As one senior practitioner confided to this publication, with characteristically Guyanese candor, “that is where I does ketch them and put lashes pon them.” Crude as the phrasing may be, the sentiment echoes widely within the legal community — a frustration born of watching justice reduced to formality while citizens’ rights are trampled under bureaucracy and invisible influence.
It is a damning reflection of our democracy when citizens must rely on the CCJ — an external institution — to be the final, and often only, guarantor of integrity in the judicial process. The time, cost, and emotional toll incurred before one can reach that level of review is not just an institutional failure; it is a moral one. It exposes a judiciary plagued by compliance rather than conviction — too often sacrificing fairness on the altar of political convenience.
The CCJ’s stay, therefore, is more than a legal reprieve for the Mohameds. It is a vindication of the principle that justice must remain uncorrupted by power. That a regional court must remind our own of that duty is the tragedy — and the truth — of modern Guyanese jurisprudence.

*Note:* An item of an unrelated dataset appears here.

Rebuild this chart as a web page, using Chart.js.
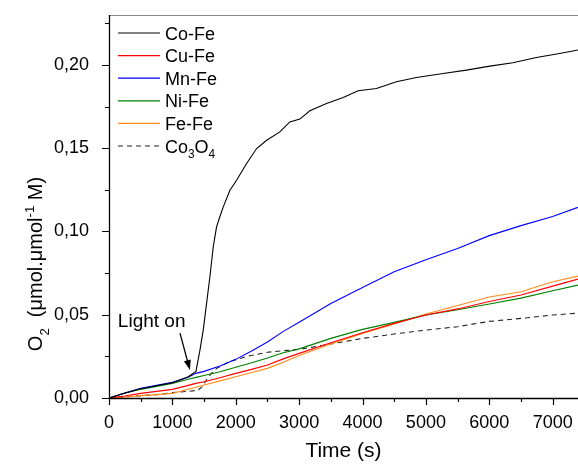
<!DOCTYPE html>
<html>
<head>
<meta charset="utf-8">
<script src="https://cdn.jsdelivr.net/npm/chart.js@4.4.1/dist/chart.umd.min.js"></script>
<style>
html, body { margin: 0; padding: 0; background: #fff; }
#wrap { width: 578px; height: 464px; }
</style>
</head>
<body>
<div id="wrap"><canvas id="chart" width="578" height="464"></canvas></div>
<script>
const FONT = "'Liberation Sans', Arial, sans-serif";

// time grid (s) shared by most curves
const timeCommon = [0, 250, 500, 750, 1000, 1250, 1370, 1500, 1750, 2000, 2250, 2500, 2750, 3000, 3500, 4000, 4500, 5000, 5500, 6000, 6500, 7000, 7400];

const mnFe = [0, 0.0030, 0.0058, 0.0076, 0.0094, 0.0125, 0.0148, 0.0160, 0.0192, 0.0232, 0.0282, 0.0336, 0.0400, 0.0455, 0.0568, 0.0664, 0.0758, 0.0830, 0.0898, 0.0975, 0.1035, 0.1090, 0.1145];
const niFe = [0, 0.0028, 0.0052, 0.0070, 0.0088, 0.0113, 0.0124, 0.0135, 0.0158, 0.0185, 0.0212, 0.0240, 0.0272, 0.0295, 0.0358, 0.0412, 0.0454, 0.0498, 0.0530, 0.0564, 0.0600, 0.0644, 0.0678];
const cuFe = [0, 0.0012, 0.0028, 0.0040, 0.0052, 0.0076, 0.0088, 0.0098, 0.0122, 0.0148, 0.0172, 0.0198, 0.0235, 0.0268, 0.0332, 0.0392, 0.0448, 0.0498, 0.0535, 0.0580, 0.0618, 0.0672, 0.0714];
const feFe = [0, 0.0006, 0.0014, 0.0020, 0.0028, 0.0052, 0.0064, 0.0078, 0.0103, 0.0128, 0.0153, 0.0178, 0.0215, 0.0255, 0.0324, 0.0388, 0.0444, 0.0504, 0.0555, 0.0607, 0.0638, 0.0698, 0.0732];

const timeCoFe = [0, 250, 500, 750, 1000, 1250, 1372, 1435, 1487, 1540, 1592, 1645, 1697, 1750, 1803, 1908, 2013, 2171, 2329, 2487, 2696, 2853, 3011, 3169, 3432, 3695, 3931, 4220, 4535, 4851, 5271, 5639, 6007, 6374, 6743, 7110, 7400];
const coFe = [0, 0.0030, 0.0056, 0.0074, 0.0092, 0.0128, 0.0160, 0.0288, 0.0408, 0.0570, 0.0728, 0.0908, 0.1028, 0.1090, 0.1148, 0.1248, 0.1308, 0.1408, 0.1498, 0.1548, 0.1598, 0.1658, 0.1675, 0.1725, 0.1768, 0.1805, 0.1845, 0.1859, 0.1899, 0.1925, 0.1949, 0.1969, 0.1993, 0.2013, 0.2045, 0.2069, 0.2090];

const timeCo3O4 = [0, 250, 500, 750, 1000, 1250, 1400, 1480, 1550, 1620, 1700, 1900, 2200, 2500, 2750, 3000, 3500, 4000, 4500, 5000, 5500, 6000, 6500, 7000, 7400];
const co3o4 = [0, 0.0006, 0.0014, 0.0020, 0.0032, 0.0040, 0.0046, 0.0070, 0.0118, 0.0150, 0.0178, 0.0218, 0.0252, 0.0275, 0.0284, 0.0292, 0.0324, 0.0358, 0.0384, 0.0408, 0.0428, 0.0460, 0.0478, 0.0498, 0.0510];

const xTicks = [0, 1000, 2000, 3000, 4000, 5000, 6000, 7000];
const xMinor = [500, 1500, 2500, 3500, 4500, 5500, 6500];
const yTicks = [0, 0.05, 0.10, 0.15, 0.20];
const yMinor = [0.025, 0.075, 0.125, 0.175, 0.225];

const pts = (ts, vs) => ts.map((t, i) => ({ x: t, y: vs[i] }));

// label parts for rich text (n = normal, sub = subscript)
const legendParts = [
  [['Co-Fe', 'n']],
  [['Cu-Fe', 'n']],
  [['Mn-Fe', 'n']],
  [['Ni-Fe', 'n']],
  [['Fe-Fe', 'n']],
  [['Co', 'n'], ['3', 'sub'], ['O', 'n'], ['4', 'sub']]
];

function drawRich(ctx, parts, x, y, size, align) {
  const sz = { n: size, sub: size * 0.66, sup: size * 0.66 };
  const sh = { n: 0, sub: size * 0.33, sup: -size * 0.42 };
  let total = 0;
  parts.forEach(([t, k]) => { ctx.font = sz[k] + 'px ' + FONT; total += ctx.measureText(t).width; });
  let cx = align === 'center' ? x - total / 2 : x;
  ctx.textAlign = 'left';
  ctx.textBaseline = 'alphabetic';
  parts.forEach(([t, k]) => {
    ctx.font = sz[k] + 'px ' + FONT;
    ctx.fillText(t, cx, y + sh[k]);
    cx += ctx.measureText(t).width;
  });
}

const decor = {
  id: 'decor',
  afterDatasetsDraw(chart) {
    const { ctx, chartArea: a, scales: { x, y } } = chart;
    ctx.save();
    ctx.fillStyle = '#000';

    // top frame line
    ctx.strokeStyle = '#888';
    ctx.lineWidth = 1;
    ctx.beginPath();
    ctx.moveTo(a.left, a.top + 0.5);
    ctx.lineTo(a.right, a.top + 0.5);
    ctx.stroke();

    // axes
    ctx.strokeStyle = '#000';
    ctx.lineWidth = 1.3;
    ctx.beginPath();
    ctx.moveTo(a.left + 0.5, a.top);
    ctx.lineTo(a.left + 0.5, a.bottom + 0.5);
    ctx.lineTo(a.right, a.bottom + 0.5);
    ctx.stroke();

    // tick marks
    ctx.lineWidth = 1.2;
    ctx.beginPath();
    xTicks.forEach(v => { const px = Math.round(x.getPixelForValue(v)) + 0.5; ctx.moveTo(px, a.bottom); ctx.lineTo(px, a.bottom + 7); });
    xMinor.forEach(v => { const px = Math.round(x.getPixelForValue(v)) + 0.5; ctx.moveTo(px, a.bottom); ctx.lineTo(px, a.bottom + 4); });
    yTicks.forEach(v => { const py = Math.round(y.getPixelForValue(v)) + 0.5; ctx.moveTo(a.left, py); ctx.lineTo(a.left - 7, py); });
    yMinor.forEach(v => { const py = Math.round(y.getPixelForValue(v)) + 0.5; ctx.moveTo(a.left, py); ctx.lineTo(a.left - 4, py); });
    ctx.stroke();

    // legend inside plot
    chart.data.datasets.forEach((ds, i) => {
      const ry = a.top + 18 + i * 22.6;
      ctx.strokeStyle = ds.borderColor;
      ctx.lineWidth = 1.2;
      ctx.setLineDash(ds.borderDash || []);
      ctx.beginPath();
      ctx.moveTo(a.left + 9, ry);
      ctx.lineTo(a.left + 51, ry);
      ctx.stroke();
      ctx.setLineDash([]);
      drawRich(ctx, legendParts[i], a.left + 56, ry + 6.5, 18, 'left');
    });

    // "Light on" note with arrow
    ctx.font = '19px ' + FONT;
    ctx.textAlign = 'left';
    ctx.textBaseline = 'alphabetic';
    ctx.fillText('Light on', x.getPixelForValue(140), y.getPixelForValue(0.0426));
    const x0 = x.getPixelForValue(1120), y0 = y.getPixelForValue(0.039);
    const x1 = x.getPixelForValue(1277), y1 = y.getPixelForValue(0.0168);
    const ang = Math.atan2(y1 - y0, x1 - x0);
    ctx.strokeStyle = '#000';
    ctx.lineWidth = 1.3;
    ctx.beginPath();
    ctx.moveTo(x0, y0);
    ctx.lineTo(x1 - 8 * Math.cos(ang), y1 - 8 * Math.sin(ang));
    ctx.stroke();
    ctx.beginPath();
    ctx.moveTo(x1, y1);
    ctx.lineTo(x1 - 10 * Math.cos(ang) + 3.5 * Math.sin(ang), y1 - 10 * Math.sin(ang) - 3.5 * Math.cos(ang));
    ctx.lineTo(x1 - 10 * Math.cos(ang) - 3.5 * Math.sin(ang), y1 - 10 * Math.sin(ang) + 3.5 * Math.cos(ang));
    ctx.closePath();
    ctx.fill();

    // y axis title
    ctx.save();
    ctx.translate(42, 264);
    ctx.rotate(-Math.PI / 2);
    drawRich(ctx, [['O', 'n'], ['2', 'sub'], ['  (\u03BCmol.\u03BCmol', 'n'], ['-1', 'sup'], [' M)', 'n']], 0, 0, 20, 'center');
    ctx.restore();

    ctx.restore();
  }
};

const ctx = document.getElementById('chart').getContext('2d');
new Chart(ctx, {
  type: 'line',
  data: {
    datasets: [
      { label: 'Co-Fe', data: pts(timeCoFe, coFe), borderColor: '#000000' },
      { label: 'Cu-Fe', data: pts(timeCommon, cuFe), borderColor: '#ff0000' },
      { label: 'Mn-Fe', data: pts(timeCommon, mnFe), borderColor: '#0000ff' },
      { label: 'Ni-Fe', data: pts(timeCommon, niFe), borderColor: '#008000' },
      { label: 'Fe-Fe', data: pts(timeCommon, feFe), borderColor: '#ff8c1a' },
      { label: 'Co3O4', data: pts(timeCo3O4, co3o4), borderColor: '#222222', borderDash: [5, 4] }
    ]
  },
  options: {
    responsive: false,
    animation: false,
    layout: { padding: { top: 15, right: 0, left: 0, bottom: 0 } },
    elements: {
      line: { borderWidth: 1.1, tension: 0, fill: false },
      point: { radius: 0 }
    },
    plugins: { legend: { display: false }, tooltip: { enabled: false } },
    scales: {
      x: {
        type: 'linear',
        min: 0,
        max: 7400,
        afterBuildTicks: s => { s.ticks = xTicks.map(v => ({ value: v })); },
        afterFit: s => { s.height = 66; s.paddingLeft = 0; s.paddingRight = 0; },
        grid: { display: false },
        border: { display: false },
        ticks: { color: '#000', font: { family: FONT, size: 18 }, padding: 6, maxRotation: 0, autoSkip: false, callback: v => String(v) },
        title: { display: true, text: 'Time (s)', color: '#000', font: { family: FONT, size: 21 }, padding: 0 }
      },
      y: {
        min: 0,
        max: 0.23,
        afterBuildTicks: s => { s.ticks = yTicks.map(v => ({ value: v })); },
        afterFit: s => { s.width = 109; s.paddingTop = 0; s.paddingBottom = 0; },
        grid: { display: false },
        border: { display: false },
        ticks: { color: '#000', font: { family: FONT, size: 18 }, padding: 12, callback: v => v.toFixed(2).replace('.', ',') }
      }
    }
  },
  plugins: [decor]
});
</script>
</body>
</html>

If there were ever a moment demanding introspection within Guyana’s judiciary, it is now. The CCJ’s restraint has illuminated what our local courts have too long concealed — an institutional weariness that confuses political correctness with prudence, and obedience with duty. Those who shirk their sacred mandate in pursuit of expedience or approval must confront the truth that every abdication of judicial courage deepens the country’s democratic decay. It is not an overstatement that our legal system stands in urgent need of comprehensive reform — reform grounded not in rhetoric, but in moral reconstruction. For until our courts rediscover the courage to act without fear or favor, justice in Guyana will continue to stumble in an abyss of darkness, where law becomes performance and fairness a distant echo.